Election claim pitfalls: beware the baseline

4 May 2015

In our General Election Factcheck 2015 report, we include five common pitfalls when it comes to political claims. These are errors that politicians often fall into, and are all too easy to fall for. We've made these mistakes ourselves at times, and know how hard they can be to spot. Here's our guide to how to identify and avoid them.

 

It's a record! Or is it? We hear many claims about record numbers, but when these claims come up, we always ask what's happening to the baseline.

For example, it would be no surprise to hear that the number of car crashes has gone up since 100 years ago. There are more cars now than there were 100 years ago. A significant factor in any increase might be just that the baseline has changed.

A fairer estimate of accidents would involve comparing the number of accidents to the total number of cars. To account for the baseline, it's best to look at the rate, rather than the level.

The UK's population is rising. Many political claims that we hear about record numbers of people boil down to that simple fact.

So when we hear that the UK has a record number in employment, as claimed by the Conservatives and mentioned in the Liberal Democrat manifesto, we need to look at the baseline.

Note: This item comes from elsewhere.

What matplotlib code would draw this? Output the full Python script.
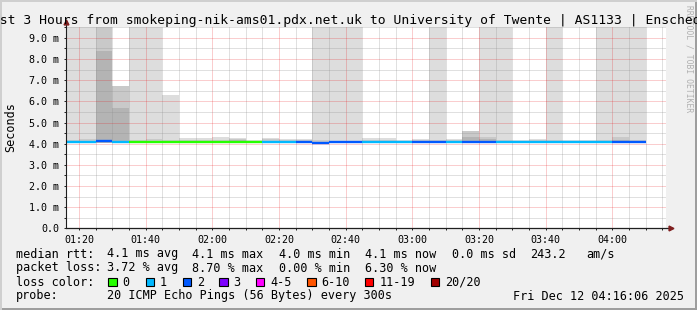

This "record number" is uninteresting. Records are fairly consistently made—and broken—bar periods of economic downturn, because the population is increasing.

employment_on_the_rise

So we shouldn't read too much into the employment level.

Look at the employment rate—the proportion of people aged 16-64 who are in work—and you do get a story: before the downturn in 2008 a peak of 73% of us were in work. That got as low as 70%, and is now back up beyond 73%. That's a record level on a more meaningful measure.

Another example comes from claims about records in England's A&E services. According to Labour, there were a record number of people waiting more than four hours in A&E; the Conservatives replied by saying there were a record number of people not waiting more than four hours in A&E.

Perhaps the most revealing figure is the baseline: there were 22.4 million A&E attendances in England last year—a record number.

That was 1.3 million more than in 2010 and around 3.7 million more than in 2005.